Mourning, Comforting, and Healing

The ideas of mourning, comforting, and bearing one another’s burdens have always had deep appeal for me. But I’m beginning to see that, for most of my Mormon life, the parts of myself that deeply needed those things rarely showed up at church. When I put on my Sunday best, I guess I usually left those parts in the closet. What’s worse is, I think most everyone else in the room did the same thing.

The problem is that the words mourn and comfort and bear — words central to what our lives in the Church are meant to be — require truly being with people. Really seeing them. Hearing them. Sitting with them in whatever they may be going through. We can’t lift others’ burdens until we are willing to touch their burdens. In order to mourn with others, we’re going to have to mourn ourselves. In order to comfort, we’re going to have to understand what’s wrong. Only then will we be able to determine what might actually bring them comfort.

I started to see it more clearly when I moved to my town several years ago. There’s a little church on the corner that offers Drive-Thru Prayer on Monday mornings, and I began to notice I felt something every time I drove by.

Although I’ve not taken them up on it, it appears that drive-thru prayer is exactly what it sounds like. What it looks like is two old guys sitting in a corner of the parking lot on folding chairs, under a little pop-up canopy. They often wear baseball caps, which makes me think what they’re wearing isn’t deemed important to the service they’re offering. They just hang up a banner on the street that says Drive-Thru Prayer, sit down and wait for anyone to show up.

And sometimes I see people there in their cars, with the two guys leaning together at the open window, heads bowed. I’ve never gotten close enough to hear what they’re saying, but it pricks me somewhere right in my heart every time. I imagine myself stopping some morning, rolling down my window, laying out my neediness in hopes that someone else might share it for a moment and help me lift it up. Maybe just make enough space under it for me to really get some leverage and be able to grip it better myself.

Maybe I would say, ‘My kids aren’t believers anymore, and I wonder whether it means I went wrong somewhere or whether they’re right and I’m wasting my time with church.’ Or, ‘I’m worried about my kid who smokes pot. I don’t know that much about pot, and maybe it isn’t that bad, but I worry about it a lot.’ Or perhaps, ‘I’m worried about our country. I don’t know how we got where we are, or whether we’re going to survive, or blow up the world. It makes me crazy when I can’t fix things, so I obsess about them and eat m&ms. I can’t stop.’ Or, ‘I’m feeling angry because I decided to stay home to raise my kids, like I thought I should, but now they’re gone. I’m not sure what to do next or how we’re ever going to retire on one income. No one told me when I skipped a career that they’d invent computers and I’d feel unqualified to even run a cash register by the time I got around to wanting a job.’ 

Or scarier still, ‘I know I’m going to be facing my parents’ deaths soon. I’ve always believed in the afterlife, of course. But…is there really an afterlife?’
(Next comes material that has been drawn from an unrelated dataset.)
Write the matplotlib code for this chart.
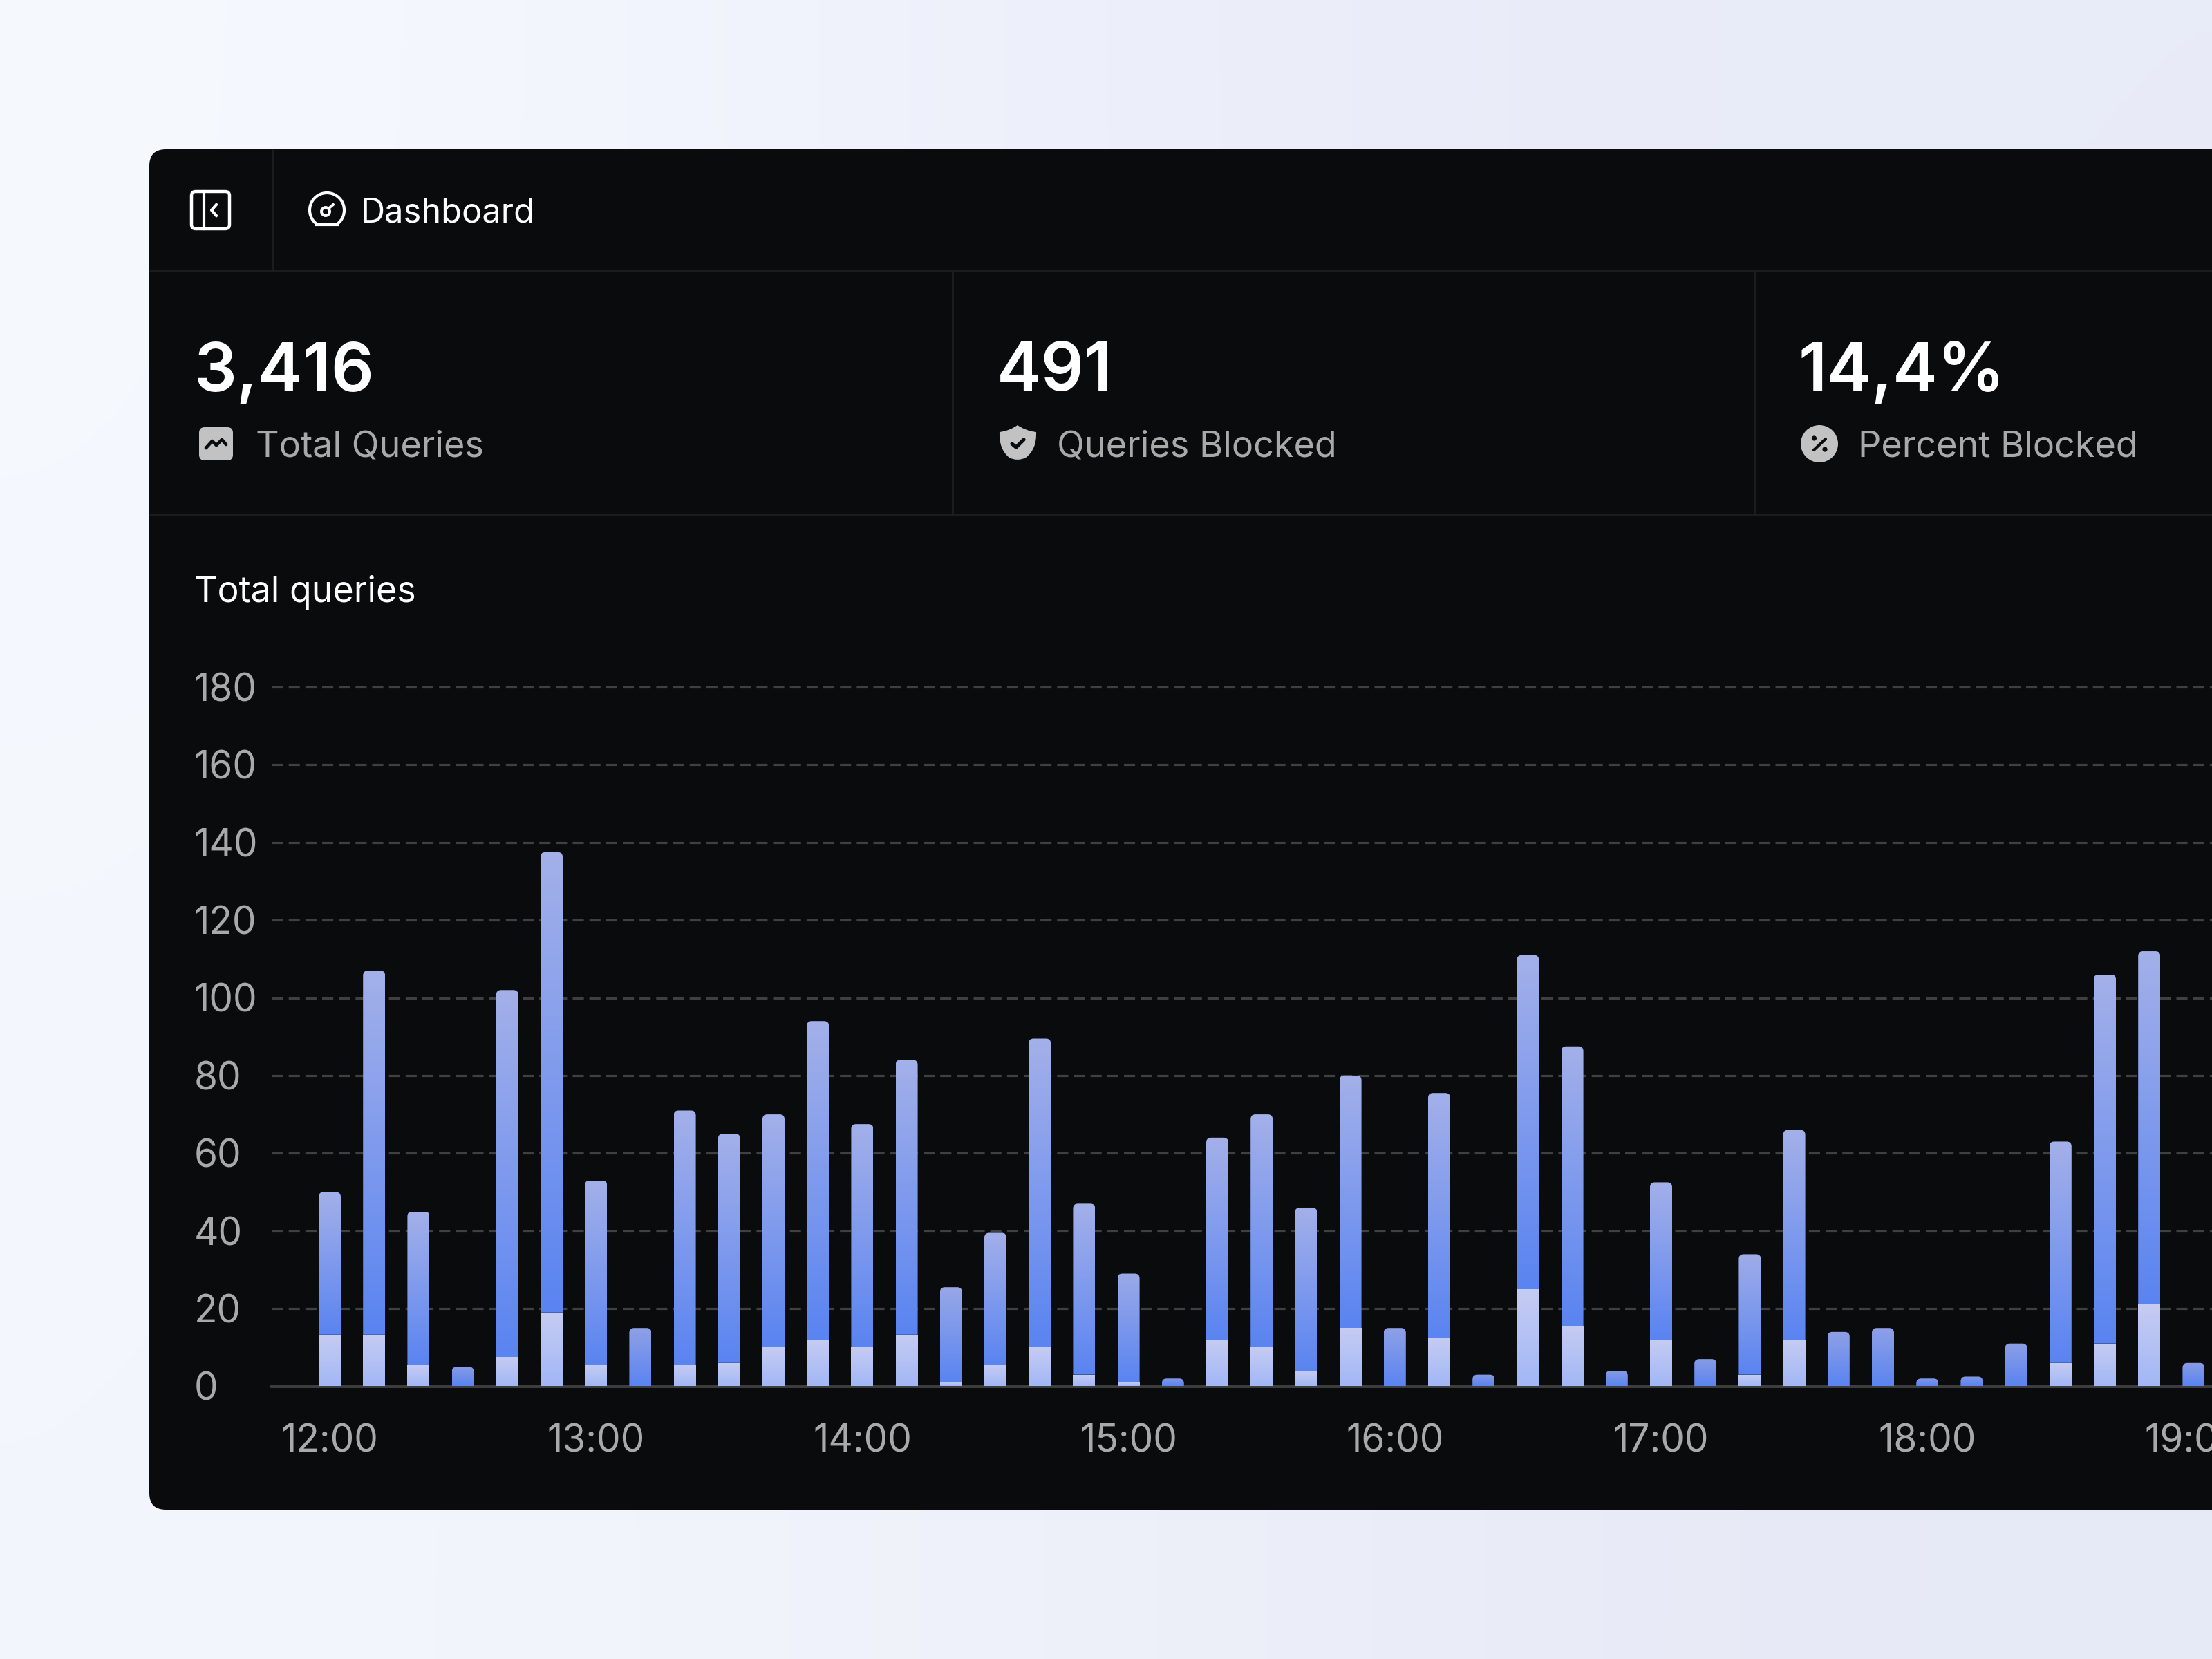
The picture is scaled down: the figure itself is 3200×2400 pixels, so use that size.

There are so many things I could say, and these two old parking lot guys wouldn’t know me at all, so they wouldn’t think much of it. My worries are probably a lot like theirs. So they’d just lean there listening next to my open window, glad someone stopped, and after I’d unloaded everything but my groceries they’d bow their heads, tap into their faith and say whatever they say when they offer a drive-thru prayer.

And they’d work their lifting magic. If saying those things out loud to someone else who then petitioned God on my behalf gave me one second to catch my breath, that’d be worth a lot. I believe I would drive away lighter.

But I haven’t spent my life voicing those thoughts at church. I’ve kept them all to myself, and then decades of lessons and ideals have been piled on top and I’ve gone home each Sunday feeling heavier, not lighter. And alone.

I never glimpsed it until I saw strangers laying out their problems in a parking lot of someone else’s church, and felt my own gaping heart every time I drove by. 

And now, finally, I’m beginning to understand that coming to church can be an act of service in ways I’d never thought of. Showing up as myself, sitting by someone else, holding the hymn book together, asking how they are, noticing whether what they’re telling me really matches what I’m seeing. Sharing what I’ve learned as well as what I lack, generously and with the intention to lift anyone who needs it. Laying out my struggle and asking whether anyone might be willing to help me carry it. 

Surely this is why Christ asked us to meet together. To remember Him, but also practice what he taught: loving. To look around, pay attention, and gather our marching orders for the week. I thought being an active Mormon meant showing up and performing my calling. Now I see that the things I’ve found lacking at church my whole life — the healing work of mourning and comforting and bearing, the lifesaving relief of truly being known — are probably also the things I’ve neglected to offer others. Don’t give up on me. I may get this church thing figured out yet.